#### The support.bioconductor.org editor has been updated to markdown! Please see more info at: Tutorial: Updated Support Site Editor

Question: What are out-of-bound ranges? Is it necessary to get rid of them?
0
22 months ago by
salamandra0 wrote:

With the function:

overlaps.anno <- annotatePeakInBatch(overlaps, AnnotationData=annoData, output="nearestBiDirectionalPromoters",bindingRegion=c(-2000, 500))

got this warning message:

Annotate peaks by annoPeaks, see ?annoPeaks for details.
maxgap will be ignored.
Warning messages:
1: In valid.GenomicRanges.seqinfo(x, suggest.trim = TRUE) :
GRanges object contains 5 out-of-bound ranges located on sequences GL000199.1 and
chrM. Note that only ranges located on a non-circular sequence whose length is not
NA can be considered out-of-bound (use seqlengths() and isCircular() to get the
lengths and circularity flags of the underlying sequences). You can use trim() to
trim these ranges. See ?trim,GenomicRanges-method for more information.

What are the out-of-bound ranges? Is it advisable that we get rid of them?

chippeakanno R • 1.0k views
modified 19 months ago • written 22 months ago by salamandra0

Please tag your message with the package name, ChIPpeakAnno, so the author is aware of the question.

ADD REPLYlink modified 22 months ago by Martin Morgan ♦♦ 23k • written 22 months ago by Valerie Obenchain6.7k
Answer: What are out-of-bound ranges? Is it necessary to get rid of them?
3
22 months ago by
Julie Zhu4.0k
United States
Julie Zhu4.0k wrote:

The out-of-bound ranges are ranges that are not valid coordinates in the chromosome. The warning message indicates that there are 5 such ranges in chrM and GL000199.1 from your data (overlaps). You can use trim(overlaps) instead of overlaps as input for annotatePeakInBatch. Here is a nice post to locate ranges that are out of bound https://www.biostars.org/p/98315/.

Best regards,

Julie

1

The seqlengths are stored in the GRanges object so there is no need to use a BSgenome package to get them. Therefore

which(end(mygr) > seqlengths(BSgenome.Hsapiens.UCSC.hg19)[as.character(seqnames(mygr))])

can be replaced with

which(end(mygr) > seqlengths(mygr)[as.character(seqnames(mygr))])

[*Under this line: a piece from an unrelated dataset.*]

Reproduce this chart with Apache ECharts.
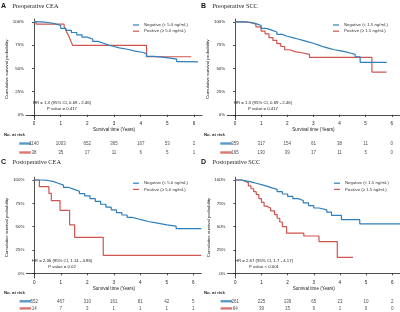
<!DOCTYPE html>
<html>
<head>
<meta charset="utf-8">
<script src="https://cdn.jsdelivr.net/npm/echarts@6/dist/echarts.min.js"></script>
<style>
  html, body { margin: 0; padding: 0; background: #fff; }
  #chart { width: 400px; height: 312px; }
</style>
</head>
<body>
<div id="chart"></div>
<script>
// x ticks / risk table columns
const riskYears = [0, 1, 2, 3, 4, 5, 6]
const survTicks = [0, 0.25, 0.5, 0.75, 1]

// A  Preoperative CEA
const preCeaNegTime = [0, 0.3, 0.6, 0.8, 1.0, 1.2, 1.4, 1.6, 1.8, 2.0, 2.2, 2.4, 2.6, 2.8, 3.0, 3.2, 3.5, 3.8, 4.1, 4.22, 4.5, 4.8, 5.1, 5.35, 5.6, 6.15]
const preCeaNegSurv = [1, 0.99, 0.978, 0.96, 0.93, 0.908, 0.885, 0.86, 0.835, 0.815, 0.79, 0.77, 0.75, 0.735, 0.72, 0.705, 0.685, 0.67, 0.656, 0.628, 0.62, 0.61, 0.6, 0.573, 0.57, 0.57]
const preCeaPosTime = [0, 0.08, 1.13, 1.18, 1.22, 1.27, 1.32, 1.36, 1.4, 1.45, 4.22, 5.9]
const preCeaPosSurv = [1, 0.974, 0.947, 0.92, 0.893, 0.865, 0.836, 0.806, 0.777, 0.747, 0.625, 0.625]
const preCeaRiskNeg = [1140, 1003, 652, 365, 167, 53, 2]
const preCeaRiskPos = [38, 35, 17, 11, 6, 5, 1]

// B  Preoperative SCC
const preSccNegTime = [0, 0.3, 0.6, 0.8, 1.0, 1.2, 1.4, 1.6, 1.8, 2.0, 2.2, 2.4, 2.6, 2.8, 3.0, 3.2, 3.4, 3.6, 3.8, 4.0, 4.2, 4.4, 4.6, 4.79, 5.81]
const preSccNegSurv = [1, 0.995, 0.98, 0.96, 0.93, 0.91, 0.89, 0.865, 0.845, 0.83, 0.815, 0.8, 0.785, 0.77, 0.75, 0.73, 0.715, 0.7, 0.69, 0.68, 0.665, 0.65, 0.625, 0.565, 0.565]
const preSccPosTime = [0, 0.4, 0.6, 0.8, 1.0, 1.15, 1.3, 1.45, 1.6, 1.75, 1.9, 2.1, 2.3, 2.6, 2.85, 5.24, 5.8]
const preSccPosSurv = [1, 0.99, 0.975, 0.945, 0.9, 0.87, 0.83, 0.8, 0.765, 0.735, 0.7, 0.68, 0.665, 0.65, 0.617, 0.46, 0.46]
const preSccRiskNeg = [359, 317, 154, 61, 38, 11, 0]
const preSccRiskPos = [165, 130, 39, 17, 11, 5, 0]

// C  Postoperative CEA
const postCeaNegTime = [0, 0.3, 0.5, 0.7, 0.9, 1.1, 1.3, 1.5, 1.7, 1.9, 2.1, 2.3, 2.5, 2.7, 2.9, 3.1, 3.3, 3.5, 3.7, 3.9, 4.1, 4.3, 4.6, 5.0, 5.35, 6.3]
const postCeaNegSurv = [1, 0.995, 0.985, 0.965, 0.945, 0.92, 0.9, 0.88, 0.855, 0.83, 0.8, 0.77, 0.74, 0.71, 0.68, 0.65, 0.625, 0.6, 0.585, 0.57, 0.555, 0.54, 0.52, 0.505, 0.48, 0.48]
const postCeaPosTime = [0, 0.19, 0.55, 0.64, 0.97, 1.33, 1.52, 2.6, 6.3]
const postCeaPosSurv = [1, 0.929, 0.857, 0.778, 0.675, 0.52, 0.386, 0.193, 0.193]
const postCeaRiskNeg = [552, 467, 310, 161, 81, 42, 5]
const postCeaRiskPos = [14, 7, 3, 1, 1, 1, 1]

// D  Postoperative SCC
const postSccNegTime = [0, 0.2, 0.4, 0.6, 0.8, 1.0, 1.2, 1.4, 1.6, 1.8, 2.0, 2.2, 2.4, 2.6, 2.8, 3.0, 3.2, 3.5, 3.68, 4.06, 4.76, 6.3]
const postSccNegSurv = [1, 0.99, 0.98, 0.965, 0.95, 0.935, 0.915, 0.9, 0.875, 0.85, 0.825, 0.8, 0.78, 0.755, 0.725, 0.7, 0.68, 0.655, 0.62, 0.575, 0.53, 0.53]
const postSccPosTime = [0, 0.25, 0.4, 0.5, 0.6, 0.7, 0.8, 0.9, 1.0, 1.1, 1.2, 1.35, 1.5, 1.6, 1.7, 1.8, 1.96, 2.62, 3.2, 3.9, 4.5]
const postSccPosSurv = [1, 0.984, 0.969, 0.937, 0.906, 0.875, 0.844, 0.8, 0.76, 0.72, 0.7, 0.67, 0.63, 0.59, 0.55, 0.5, 0.43, 0.4, 0.34, 0.17, 0.17]
const postSccRiskNeg = [261, 225, 139, 65, 23, 10, 2]
const postSccRiskPos = [64, 39, 15, 9, 1, 0, 0]

const BLUE = '#2f7fba'
const RED = '#cf5550'
const ceaNames = ['Negative (< 5.0 ng/mL)', 'Positive (\u2265 5.0 ng/mL)']
const sccNames = ['Negative (< 1.5 ng/mL)', 'Positive (\u2265 1.5 ng/mL)']

const panels = [
  { letter: 'A', title: 'Preoperative CEA', names: ceaNames, x0: 0, y0: 0, left: 26, width: 176, top: 19, height: 100.6, riskTop: 139, riskH: 18,
    neg: [preCeaNegTime, preCeaNegSurv], pos: [preCeaPosTime, preCeaPosSurv], risk: [preCeaRiskNeg, preCeaRiskPos],
    hr: 'HR = 1.3 (95% CI, 0.69 - 2.46)', p: 'P value = 0.417', hrX: 62, legendLeft: 133 },
  { letter: 'B', title: 'Preoperative SCC', names: sccNames, x0: 200, y0: 0, left: 227.2, width: 172.4, top: 19, height: 100.6, riskTop: 139, riskH: 18,
    neg: [preSccNegTime, preSccNegSurv], pos: [preSccPosTime, preSccPosSurv], risk: [preSccRiskNeg, preSccRiskPos],
    hr: 'HR = 1.3 (95% CI, 0.69 - 2.46)', p: 'P value = 0.417', hrX: 263, legendLeft: 333 },
  { letter: 'C', title: 'Postoperative CEA', names: ceaNames, x0: 0, y0: 156, left: 26.4, width: 174.9, top: 177.2, height: 100.8, riskTop: 297.7, riskH: 17,
    neg: [postCeaNegTime, postCeaNegSurv], pos: [postCeaPosTime, postCeaPosSurv], risk: [postCeaRiskNeg, postCeaRiskPos],
    hr: 'HR = 2.36 (95% CI, 1.14 - 4.86)', p: 'P value = 0.02', hrX: 62, legendLeft: 133 },
  { letter: 'D', title: 'Postoperative SCC', names: sccNames, x0: 200, y0: 156, left: 227.5, width: 172.7, top: 177.2, height: 100.8, riskTop: 297.7, riskH: 17,
    neg: [postSccNegTime, postSccNegSurv], pos: [postSccPosTime, postSccPosSurv], risk: [postSccRiskNeg, postSccRiskPos],
    hr: 'HR = 2.67 (95% CI, 1.7 - 4.17)', p: 'P value < 0.001', hrX: 264, legendLeft: 334 }
]

const zip = (a, b) => a.map((v, i) => [v, b[i]])
const sans = 'Liberation Sans, Arial, sans-serif'

// plot grids/axes take index 0-3, risk tables 4-7
const plotGrid = [], plotX = [], plotY = []
const riskGrid = [], riskX = [], riskY = []
const series = [], legend = [], graphic = []

panels.forEach((p, i) => {
  plotGrid.push({ left: p.left, top: p.top, width: p.width, height: p.height })
  plotX.push({
    gridIndex: i, type: 'value', min: -0.3, max: 6.3,
    name: 'Survival time (Years)', nameLocation: 'middle', nameGap: 8,
    nameTextStyle: { fontSize: 4.6, color: '#222', fontFamily: sans },
    axisLine: { lineStyle: { color: '#222', width: 0.8 } },
    axisTick: { length: 2, lineStyle: { color: '#222', width: 0.8 }, customValues: riskYears },
    axisLabel: { fontSize: 4.6, color: '#222', margin: 2, fontFamily: sans, customValues: riskYears },
    splitLine: { show: false }
  })
  plotY.push({
    gridIndex: i, type: 'value', min: -0.05, max: 1.03,
    name: 'Cumulative survival probability', nameLocation: 'middle', nameGap: 14, nameRotate: 90,
    nameTextStyle: { fontSize: 4.4, color: '#222', fontFamily: sans },
    axisLine: { show: true, lineStyle: { color: '#222', width: 0.8 } },
    axisTick: { show: true, length: 2, lineStyle: { color: '#222', width: 0.8 }, customValues: survTicks },
    axisLabel: { fontSize: 4.4, color: '#222', margin: 2, fontFamily: sans, customValues: survTicks,
      formatter: v => Math.round(v * 100) + '%' },
    splitLine: { show: false }
  })
  series.push(
    { name: p.names[0], type: 'line', step: 'end', xAxisIndex: i, yAxisIndex: i, showSymbol: false,
      lineStyle: { color: BLUE, width: 1.2 }, itemStyle: { color: BLUE }, data: zip(p.neg[0], p.neg[1]), z: 3 },
    { name: p.names[1], type: 'line', step: 'end', xAxisIndex: i, yAxisIndex: i, showSymbol: false,
      lineStyle: { color: RED, width: 1.2 }, itemStyle: { color: RED }, data: zip(p.pos[0], p.pos[1]), z: 2 }
  )
  legend.push({
    data: p.names, left: p.legendLeft, top: p.top + 4, orient: 'vertical',
    icon: 'rect', itemWidth: 6, itemHeight: 1.2, itemGap: 2.2, padding: 0,
    textStyle: { fontSize: 4.3, color: '#333', fontFamily: sans }
  })

  // risk table
  const r = 4 + i
  riskGrid.push({ left: p.left, top: p.riskTop, width: p.width, height: p.riskH })
  riskX.push({ gridIndex: r, type: 'value', min: -0.3, max: 6.3, show: false })
  riskY.push({ gridIndex: r, type: 'value', min: -0.5, max: 1.5, inverse: true, show: false })
  ;[0, 1].forEach(row => {
    const col = row === 0 ? BLUE : RED
    series.push({
      type: 'scatter', xAxisIndex: r, yAxisIndex: r, symbolSize: 0, silent: true,
      data: p.risk[row].map((n, k) => [riskYears[k], row, n]),
      label: { show: true, position: 'inside', formatter: d => d.value[2], fontSize: 4.5, color: '#222', fontFamily: sans }
    }, {
      type: 'scatter', xAxisIndex: r, yAxisIndex: r, silent: true,
      symbol: 'rect', symbolSize: [11.5, 2.4], symbolOffset: [-9, 0],
      itemStyle: { color: col }, data: [[riskYears[0], row]]
    })
  })

  graphic.push(
    { type: 'text', left: p.x0 + 1, top: p.y0 + 2.5, style: { text: p.letter, font: 'bold 7px ' + sans, fill: '#111' } },
    { type: 'text', left: p.x0 + 12.5, top: p.y0 + 3, style: { text: p.title, font: '6.3px "Liberation Serif", "DejaVu Serif", serif', fill: '#222' } },
    { type: 'text', x: p.hrX, y: p.top + 84, style: { text: p.hr, font: '4.3px ' + sans, fill: '#222', align: 'center', verticalAlign: 'middle' } },
    { type: 'text', x: p.hrX, y: p.top + 89.5, style: { text: p.p, font: '4.3px ' + sans, fill: '#222', align: 'center', verticalAlign: 'middle' } },
    { type: 'text', left: p.x0 + 4, top: p.riskTop - 6.5, style: { text: 'No. at risk', font: 'bold 4.3px ' + sans, fill: '#222' } }
  )
})

const chart = echarts.init(document.getElementById('chart'))
chart.setOption({
  backgroundColor: '#fff',
  animation: false,
  grid: plotGrid.concat(riskGrid),
  xAxis: plotX.concat(riskX),
  yAxis: plotY.concat(riskY),
  series, legend, graphic
})
</script>
</body>
</html>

Note that ranges are considered out-of-bound only if the GRanges object contains the seqlengths information. If it doesn't contain the seqlengths information or contains it for some sequences only, the vectorized comparison (>) in the above code will generate NAs. However which() will ignore them so we're good.

Another thing is that in some rare situations, some ranges can start at a position < 1. These ranges are also considered out-of-bound. So a more accurate version of the above code would be something like

seqends <- seqlengths(mygr)[as.character(seqnames(mygr))]
which(start(mygr) < 1L | end(mygr) > seqends)

Finally ranges defined on a circular sequence (e.g. chrM) are never considered out-of-bound. So a completely accurate version of the above code would be even more complicated. It's actually implemented in internal utility GenomicRanges:::get_out_of_bound_index() which is used internally by the validity and "trim" methods for GRanges objects.

All this to say that the easiest and most reliable way of getting the index of out-of-bound ranges is probably to do which(mygr.original != mygr.trimmed), as suggested in the Biostar answer.

Cheers,

H.